We created a Facebook group for international students to get help in the international student job search. Sometimes we share H-1B jobs or internships in the group. We share articles from this site and updates from LinkedIn contacts. We also answer questions about the international job search.

This week’s post is the answer to a question about companies who don’t sponsor international students.  It comes from an international student who’s curious about why companies don’t tell students that they don’t sponsor international students.

In the H1B job search there are three different companies:  1) companies that sponsor H1B, 2) companies that don’t sponsor international students, and 3) companies who won’t tell you they don’t sponsor H1B until the student gets to the end of interview.

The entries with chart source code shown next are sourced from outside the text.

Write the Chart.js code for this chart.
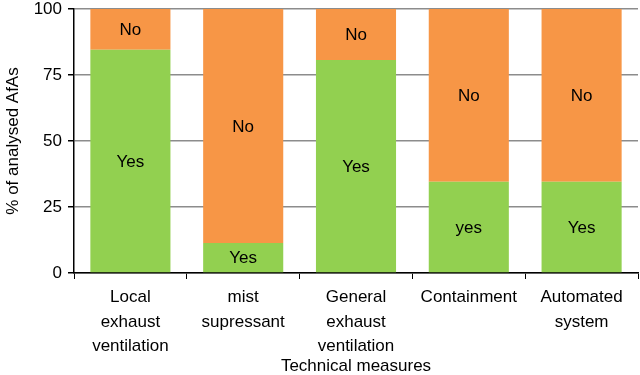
<!DOCTYPE html>
<html>
<head>
<meta charset="utf-8">
<script src="https://cdn.jsdelivr.net/npm/chart.js@4"></script>
<style>
  html, body { margin: 0; padding: 0; background: #fff; }
  #wrap { width: 640px; height: 375px; }
</style>
</head>
<body>
<div id="wrap"><canvas id="chart" width="640" height="375"></canvas></div>
<script>
// Datos
const categorias = [
  ['Local', 'exhaust', 'ventilation'],
  ['mist', 'supressant'],
  ['General', 'exhaust', 'ventilation'],
  'Containment',
  ['Automated', 'system']
];
const valoresSi = [84.6, 11.4, 80.7, 34.6, 34.6];
const valoresNo = [15.4, 88.6, 19.3, 65.4, 65.4];
const etiquetasSi = ['Yes', 'Yes', 'Yes', 'yes', 'Yes'];
const etiquetasNo = ['No', 'No', 'No', 'No', 'No'];
const ticksY = [0, 25, 50, 75, 100];

const FUENTE = '"Liberation Sans", Arial, sans-serif';

// Etiquetas dentro de cada segmento
const etiquetasPlugin = {
  id: 'etiquetas',
  afterDatasetsDraw(chart) {
    const ctx = chart.ctx;
    ctx.save();
    ctx.font = '17px ' + FUENTE;
    ctx.fillStyle = '#000';
    ctx.textAlign = 'center';
    ctx.textBaseline = 'middle';
    chart.data.datasets.forEach((ds, i) => {
      const meta = chart.getDatasetMeta(i);
      meta.data.forEach((bar, j) => {
        const { x, y, base } = bar.getProps(['x', 'y', 'base'], true);
        ctx.fillText(ds.etiquetas[j], x, (y + base) / 2 + 1);
      });
    });
    ctx.restore();
  }
};

new Chart(document.getElementById('chart'), {
  type: 'bar',
  data: {
    labels: categorias,
    datasets: [
      { label: 'Yes', data: valoresSi, etiquetas: etiquetasSi, backgroundColor: '#92D050', categoryPercentage: 1, barPercentage: 0.71 },
      { label: 'No', data: valoresNo, etiquetas: etiquetasNo, backgroundColor: '#F79646', categoryPercentage: 1, barPercentage: 0.71 }
    ]
  },
  options: {
    responsive: false,
    animation: false,
    layout: { padding: { top: 9, right: 2, left: 0, bottom: 0 } },
    plugins: { legend: { display: false }, tooltip: { enabled: false } },
    scales: {
      x: {
        stacked: true,
        grid: { drawOnChartArea: false, tickLength: 6, tickColor: '#000', offset: true },
        border: { color: '#000', width: 1.5 },
        ticks: { color: '#000', font: { family: FUENTE, size: 17, lineHeight: 1.45 }, padding: 6, maxRotation: 0, autoSkip: false },
        title: { display: true, text: 'Technical measures', color: '#000', font: { family: FUENTE, size: 17, lineHeight: 1 }, padding: { top: 0, bottom: 0 } },
        afterFit(scale) { scale.height = 102; }
      },
      y: {
        stacked: true,
        min: 0,
        max: 100,
        afterBuildTicks(scale) { scale.ticks = ticksY.map(v => ({ value: v })); },
        grid: { color: '#8c8c8c', lineWidth: 1.5, tickLength: 6, tickColor: '#000' },
        border: { color: '#000', width: 1.5 },
        ticks: { color: '#000', font: { family: FUENTE, size: 17 }, padding: 6 },
        title: { display: true, text: '% of analysed AfAs', color: '#000', font: { family: FUENTE, size: 17 }, padding: { top: 3, bottom: 0 } },
        afterFit(scale) {
          scale.width = 74;
          scale.paddingTop = 0;
          scale.paddingBottom = 0;
        }
      }
    }
  },
  plugins: [etiquetasPlugin]
});
</script>
</body>
</html>
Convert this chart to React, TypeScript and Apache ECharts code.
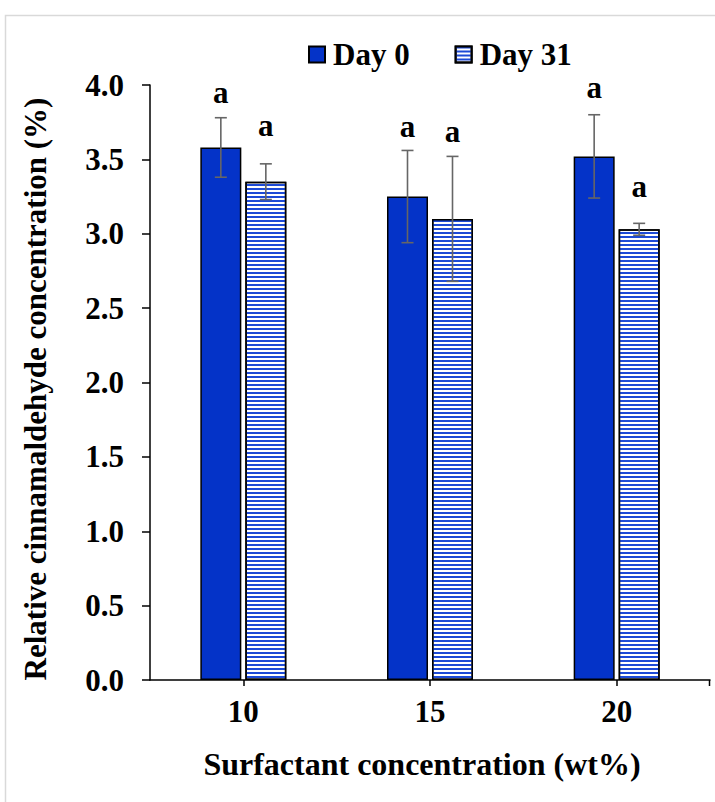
import React, { useEffect, useRef } from "react";
import * as echarts from "echarts";

// Surfactant levels (wt%) on the category axis
const categories = ["10", "15", "20"];
const seriesNames = ["Day 0", "Day 31"];

// Relative cinnamaldehyde concentration (%) and standard deviations
const day0Mean = [3.58, 3.25, 3.52];
const day0Err = [0.2, 0.31, 0.28];
const day31Mean = [3.35, 3.1, 3.03];
const day31Err = [0.12, 0.42, 0.04];

// Significance letters and the value level each one sits at
const day0Letters = ["a", "a", "a"];
const day31Letters = ["a", "a", "a"];
const day0LetterAt = [3.95, 3.72, 3.98];
const day31LetterAt = [3.73, 3.69, 3.32];

// Value axis
const yMin = 0;
const yMax = 4;
const yStep = 0.5;

const FONT = '"Liberation Serif", "Times New Roman", Times, serif';
const BLUE = "#0433c8";
const STRIPE = "#1d4ad6";
const BAR_W = 41;
const BAR_GAP_PX = 4;
const OFFSET = (BAR_W + BAR_GAP_PX) / 2;

function errorSeries(mean: number[], err: number[], dx: number) {
  return {
    type: "custom",
    silent: true,
    z: 5,
    data: mean.map((m, i) => [i, m, err[i]]),
    renderItem: (_p: any, api: any) => {
      const i = api.value(0);
      const m = api.value(1);
      const e = api.value(2);
      const top = api.coord([i, m + e]);
      const bot = api.coord([i, m - e]);
      const cx = top[0] + dx;
      const half = 6;
      const st = { stroke: "#666666", lineWidth: 1.6 };
      return {
        type: "group",
        children: [
          { type: "line", shape: { x1: cx, y1: top[1], x2: cx, y2: bot[1] }, style: st },
          { type: "line", shape: { x1: cx - half, y1: top[1], x2: cx + half, y2: top[1] }, style: st },
          { type: "line", shape: { x1: cx - half, y1: bot[1], x2: cx + half, y2: bot[1] }, style: st },
        ],
      };
    },
  };
}

function letterSeries(letters: string[], at: number[], dx: number) {
  return {
    type: "custom",
    silent: true,
    z: 6,
    data: at.map((v, i) => [i, v]),
    renderItem: (p: any, api: any) => {
      const pt = api.coord([api.value(0), api.value(1)]);
      return {
        type: "text",
        x: pt[0] + dx,
        y: pt[1],
        style: {
          text: letters[p.dataIndex],
          fill: "#000",
          font: `bold 31px ${FONT}`,
          align: "center",
          verticalAlign: "middle",
        },
      };
    },
  };
}

export default function App() {
  const ref = useRef<HTMLDivElement>(null);

  useEffect(() => {
    if (!ref.current) return;
    const chart = echarts.init(ref.current, null, { renderer: "svg" });

    const option: any = {
      animation: false,
      backgroundColor: "#ffffff",
      textStyle: { fontFamily: FONT },
      grid: { left: 150, right: 5, top: 85, bottom: 122, containLabel: false },
      legend: {
        data: seriesNames,
        left: 303,
        top: 34,
        icon: "rect",
        itemWidth: 16,
        itemHeight: 16,
        itemGap: 45,
        textStyle: {
          fontFamily: FONT,
          fontWeight: "bold",
          fontSize: 31,
          color: "#000",
          padding: [0, 0, 0, 3],
        },
      },
      xAxis: {
        type: "category",
        data: categories,
        axisLine: { show: true, lineStyle: { color: "#000", width: 1.5 } },
        axisTick: { show: true, alignWithLabel: true, length: 6, lineStyle: { color: "#000", width: 1.5 } },
        axisLabel: {
          margin: 16,
          fontFamily: FONT,
          fontWeight: "bold",
          fontSize: 31,
          color: "#000",
        },
        splitLine: { show: false },
      },
      yAxis: {
        type: "value",
        min: yMin,
        max: yMax,
        interval: yStep,
        axisLine: { show: true, lineStyle: { color: "#000", width: 1.5 } },
        axisTick: { show: true, inside: false, length: 8, lineStyle: { color: "#000", width: 1.5 } },
        axisLabel: {
          margin: 26,
          formatter: (v: number) => v.toFixed(1),
          fontFamily: FONT,
          fontWeight: "bold",
          fontSize: 31,
          color: "#000",
        },
        splitLine: { show: false },
      },
      series: [
        {
          name: seriesNames[0],
          type: "bar",
          data: day0Mean,
          barWidth: BAR_W,
          barGap: `${(BAR_GAP_PX / BAR_W) * 100}%`,
          itemStyle: { color: BLUE, borderColor: "#000", borderWidth: 1.5 },
        },
        {
          name: seriesNames[1],
          type: "bar",
          data: day31Mean,
          barWidth: BAR_W,
          itemStyle: {
            color: "#ffffff",
            borderColor: "#000",
            borderWidth: 1.5,
            decal: {
              symbol: "rect",
              symbolSize: 1,
              color: STRIPE,
              dashArrayX: [[1, 0]],
              dashArrayY: [1.9, 1.4],
              rotation: 0,
            },
          },
        },
        errorSeries(day0Mean, day0Err, -OFFSET),
        errorSeries(day31Mean, day31Err, OFFSET),
        letterSeries(day0Letters, day0LetterAt, -OFFSET),
        letterSeries(day31Letters, day31LetterAt, OFFSET),
      ],
      graphic: [
        {
          type: "rect",
          silent: true,
          z: -10,
          shape: { x: 5.5, y: 15.5, width: 760, height: 830 },
          style: { fill: "none", stroke: "#d9d9d9", lineWidth: 1.5 },
        },
        {
          type: "line",
          silent: true,
          shape: { x1: 709.5, y1: 680, x2: 709.5, y2: 686 },
          style: { stroke: "#000", lineWidth: 1.5 },
        },
        {
          type: "text",
          x: 422,
          y: 764,
          style: {
            text: "Surfactant concentration (wt%)",
            font: `bold 32px ${FONT}`,
            fill: "#000",
            align: "center",
            verticalAlign: "middle",
          },
        },
        {
          type: "text",
          x: 35,
          y: 389,
          rotation: Math.PI / 2,
          style: {
            text: "Relative cinnamaldehyde concentration (%)",
            font: `bold 31px ${FONT}`,
            fill: "#000",
            align: "center",
            verticalAlign: "middle",
          },
        },
      ],
    };

    chart.setOption(option);
    return () => chart.dispose();
  }, []);

  return (
    <div
      ref={ref}
      style={{ position: "absolute", left: 0, top: 0, width: 715, height: 802, background: "#fff" }}
    />
  );
}
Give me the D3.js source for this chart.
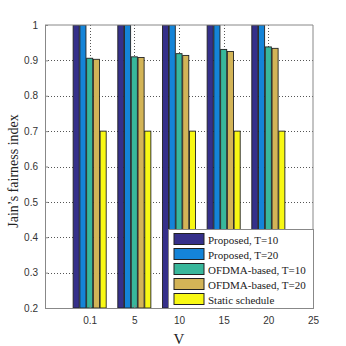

Investing time and resources into a job only to find out at the end of an interview that they don’t sponsor is super frustrating. So we are thrilled to answer this question.


Why are a lot of American companies so uneasy about just telling you that they do not hire international students because they don’t sponsor? I think it is very frustrating that they do not tell you that from the beginning. 


As it always is with case with companies that hire international students and sponsor H1B: it’s complicated. The hiring process in general is filled with a lot of mystery. You may not know why a company hires you over another person. Add the fact that companies aren’t transparent about whether or not they sponsor, and it gets more complicated.

If you’ve ever interviewed with a company and been told at the end of the interview that you’re not selected because they don’t hire international students, these are a few reasons why.

The recruiter may not know if the position is eligible for H1B sponsorship

The person who you start the hiring process with is often a recruiter. They with may not know if the position is eligible for sponsorship. Keep in mind, sponsorship is determined by position. You may know that a company sponsors but it may not offer H1B sponsorship for the position you are applying to. That decision might be made by the hiring manager and not the recruiter. That makes it possible to go through the process without being told they don’t sponsor international students. We have met recruiters who have no idea about whether a position is open for H1B sponsorship. To prevent this from happening, ask the recruiter after you’ve been invited for an interview if they have a history of hiring international candidates.

They’re interested in you but worried about the risk

Hiring an international student is risky for companies. They worry you might not be selected in the H1B lottery. Some companies are less risk adverse than others. It’s going to depend on the company (obviously a company like Amazon, a company that hires the most international students, isn’t concerned about the risk). So a company may be interested in interviewing you but not sure they can take on the risk of hiring you. So they go through the process and change their mind or get nervous after you’ve already been through the interview process. This scenario just sucks. There is no way to prevent this.

You are a top candidate but there’s another good candidate who doesn’t require the H1B visa

You may have actually been what they are looking for but they found a better candidate in the interview process, and that candidate is easier to hire. Easier to hire means the candidate they are choosing doesn’t need to go through the visa and H1B lottery process. This is a situation that is out of your control, even if it is very frustrating.

You are a talented candidate and they don’t want to let you go

Employers are selfish, especially with talented candidates. They may not want to say no to you until they’ve gone through the entire process because they’re curious about you. It’s possible they were looking for ways to make it work but didn’t find a solution. One potential solution to this is to negotiate the opportunity to work on OPT (or OPT STEM), as a trial period. This is a good option for startups.

Any combination of the reasons above

IN truth the reason a company isn’t transparent about not sponsoring international students is because they don’t have to be. Companies are making a business decision to sponsor you. It’s not personal, even though it feels like it. In an ideal world companies would be kinder, more sensitive to people’s job needs. But it just doesn’t work like that.

This process repeats itself constantly for international students. And it’s not just for international students looking for jobs in the US. This happens in other countries too. The US just has a very challenging visa system that makes employers very nervous to hire international students. Keep trying, don’t get discouraged. If you are getting interviews, it’s a very good sign that you have the right skills, right resume, and are targeting the right job.